Here, we only have the National Arts Council, which tells award-winning playwrights to rewrite their scripts to be more politically correct before they can be considered for funding.
And we only have minister-appointed chairpersons of publicly funded entities who may be super or morons, but who might consider it their patriotic duty to protect the political status quo against any challenge, real or imagined.
And here, we don’t ban plays after they have been performed at a national arts festival; we just don’t give them money — or give them money so late — so that they can’t perform at the festival in the first place.
Baya’s play had been touring for more than a year before the censorship board saw it and decided to ban it. If it had banned it 12 months earlier, who knows? Peace could have broken out in Zimbabwe a lot sooner.
But this is the problem with officials. They get appointed to be in charge of a particular area, but they simply never get to see the plays or see the exhibitions or read the books for which they are responsible.
The same, I’m pleased to report, cannot be said of our National Arts Council.
It will meet for three days in mid-June to consider applications for funding, and applicants for funding for the festival will know whether they have National Arts Council support on June 15.

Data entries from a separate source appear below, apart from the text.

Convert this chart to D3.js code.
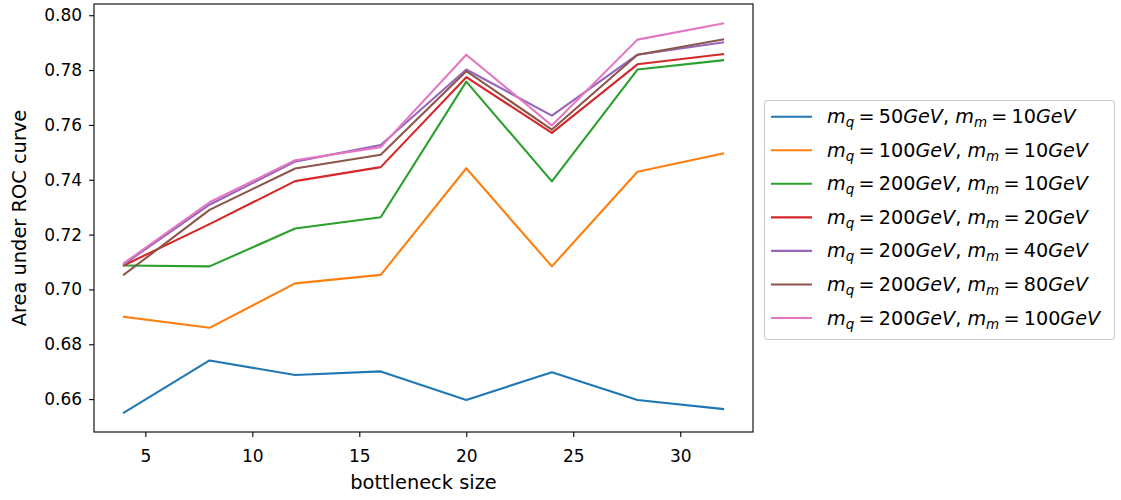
<!DOCTYPE html>
<html>
<head>
<meta charset="utf-8">
<script src="https://cdn.jsdelivr.net/npm/d3@7"></script>
<style>
  html, body { margin: 0; padding: 0; background: #fff; }
  svg { display: block; font-family: "DejaVu Sans", sans-serif; }
</style>
</head>
<body>
<svg id="chart" width="1121" height="500"></svg>
<script>
// Bottleneck sizes on the x axis
const bottleneck = [4, 8, 12, 16, 20, 24, 28, 32];

// AUC per model configuration
const aucMq50Mm10   = [0.6551, 0.6741, 0.6688, 0.6701, 0.6597, 0.6698, 0.6597, 0.6564];
const aucMq100Mm10  = [0.6900, 0.6860, 0.7022, 0.7053, 0.7442, 0.7084, 0.7429, 0.7496];
const aucMq200Mm10  = [0.7087, 0.7084, 0.7222, 0.7263, 0.7758, 0.7394, 0.7802, 0.7836];
const aucMq200Mm20  = [0.7088, 0.7238, 0.7395, 0.7446, 0.7774, 0.7571, 0.7821, 0.7858];
const aucMq200Mm40  = [0.7092, 0.7309, 0.7466, 0.7527, 0.7802, 0.7634, 0.7856, 0.7901];
const aucMq200Mm80  = [0.7054, 0.7290, 0.7441, 0.7491, 0.7796, 0.7583, 0.7856, 0.7912];
const aucMq200Mm100 = [0.7096, 0.7318, 0.7471, 0.7519, 0.7856, 0.7598, 0.7911, 0.7970];

// Legend labels: [m_q value, m_m value]
const mqLabels = ["50", "100", "200", "200", "200", "200", "200"];
const mmLabels = ["10", "10", "10", "20", "40", "80", "100"];

const xTicks = [5, 10, 15, 20, 25, 30];
const yTicks = [0.66, 0.68, 0.70, 0.72, 0.74, 0.76, 0.78, 0.80];

const colors = ["#1f77b4", "#ff7f0e", "#2ca02c", "#d62728", "#9467bd", "#8c564b", "#e377c2"];

const seriesValues = [aucMq50Mm10, aucMq100Mm10, aucMq200Mm10, aucMq200Mm20,
                      aucMq200Mm40, aucMq200Mm80, aucMq200Mm100];
const series = seriesValues.map((vals, i) => ({
  mq: mqLabels[i], mm: mmLabels[i], color: colors[i],
  points: vals.map((v, j) => ({ x: bottleneck[j], y: v }))
}));

const svg = d3.select("#chart");
const plot = { left: 94, right: 753, top: 4, bottom: 432 };

// Data extent with 5% padding on each side
const xExt = d3.extent(bottleneck);
const xPad = (xExt[1] - xExt[0]) * 0.05;
const allY = seriesValues.flat();
const yExt = d3.extent(allY);
const yPad = (yExt[1] - yExt[0]) * 0.05;

const x = d3.scaleLinear().domain([xExt[0] - xPad, xExt[1] + xPad]).range([plot.left, plot.right]);
const y = d3.scaleLinear().domain([yExt[0] - yPad, yExt[1] + yPad]).range([plot.bottom, plot.top]);

// Lines
const line = d3.line().x(d => x(d.x)).y(d => y(d.y));
const gLines = svg.append("g");
series.forEach(s => {
  gLines.append("path")
    .datum(s.points)
    .attr("d", line)
    .attr("fill", "none")
    .attr("stroke", s.color)
    .attr("stroke-width", 2.1)
    .attr("stroke-linejoin", "round")
    .attr("stroke-linecap", "square");
});

// Axes
const tickFont = "17px";
const xAxis = d3.axisBottom(x).tickValues(xTicks).tickFormat(d3.format("d")).tickSizeOuter(0).tickSize(4.9);
const yAxis = d3.axisLeft(y).tickValues(yTicks).tickFormat(d3.format(".2f")).tickSizeOuter(0).tickSize(4.9).tickPadding(7);

const gx = svg.append("g").attr("transform", `translate(0,${plot.bottom})`).call(xAxis);
const gy = svg.append("g").attr("transform", `translate(${plot.left},0)`).call(yAxis);
[gx, gy].forEach(g => {
  g.select(".domain").remove();
  g.selectAll(".tick line").attr("stroke", "#000").attr("stroke-width", 1.1);
  g.selectAll(".tick text").attr("fill", "#000").style("font-size", tickFont).style("font-family", "DejaVu Sans");
});
gx.selectAll(".tick text").attr("y", 30).attr("dy", 0);

// Spines
svg.append("rect")
  .attr("x", plot.left).attr("y", plot.top)
  .attr("width", plot.right - plot.left).attr("height", plot.bottom - plot.top)
  .attr("fill", "none").attr("stroke", "#000").attr("stroke-width", 1.1);

// Axis titles
svg.append("text")
  .attr("x", (plot.left + plot.right) / 2).attr("y", 489)
  .attr("text-anchor", "middle")
  .style("font-size", "19.4px")
  .text("bottleneck size");

svg.append("text")
  .attr("transform", `translate(25.5,${(plot.top + plot.bottom) / 2}) rotate(-90)`)
  .attr("text-anchor", "middle")
  .style("font-size", "19.4px")
  .text("Area under ROC curve");

// Legend
const legend = svg.append("g");
legend.append("rect")
  .attr("x", 764.5).attr("y", 100.5)
  .attr("width", 350).attr("height", 239)
  .attr("rx", 3.5)
  .attr("fill", "#fff").attr("fill-opacity", 0.8)
  .attr("stroke", "#cccccc").attr("stroke-width", 1.1);

const rowY = d3.scaleLinear().domain([0, 6]).range([116.7, 318]);
const fs = 19.2;
series.forEach((s, i) => {
  const yy = rowY(i);
  legend.append("line")
    .attr("x1", 771).attr("x2", 812)
    .attr("y1", yy).attr("y2", yy)
    .attr("stroke", s.color).attr("stroke-width", 2.1);

  const t = legend.append("text")
    .attr("x", 827).attr("y", yy + 6.5)
    .style("font-size", fs + "px")
    .attr("fill", "#000");

  const it = (txt) => t.append("tspan").style("font-style", "italic").text(txt);
  const up = (txt, dx) => t.append("tspan").style("font-style", "normal").attr("dx", dx || 0).text(txt);
  const sub = (txt) => t.append("tspan").style("font-style", "italic")
    .style("font-size", (fs * 0.7) + "px").attr("dy", 4).text(txt);
  const eq = () => t.append("tspan").attr("dy", -4).attr("dx", fs * 0.22).style("font-style", "normal").text("=");

  it("m"); sub("q"); eq(); up(s.mq, fs * 0.22); it("GeV"); up(", ");
  it("m"); sub("m"); eq(); up(s.mm, fs * 0.22); it("GeV");
});
</script>
</body>
</html>
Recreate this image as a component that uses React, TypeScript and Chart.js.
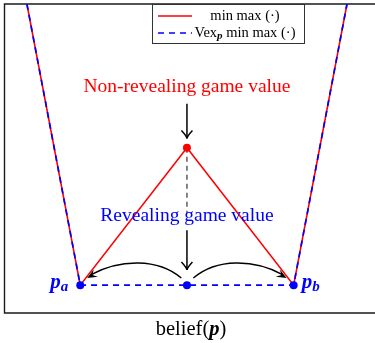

A fortnight later, the full board will again meet for three days in Grahams-town. It will have all its expenses paid to meet at the festival, and perhaps even take in a few shows.
Moral of the story? If you want to participate in the National Arts Festival and need funding from the National Arts Council to do so, it would be better for you to serve on the National Arts Council than to apply to it.
The National Arts Council board is off to Grahamstown. The artists can (still) go to hell.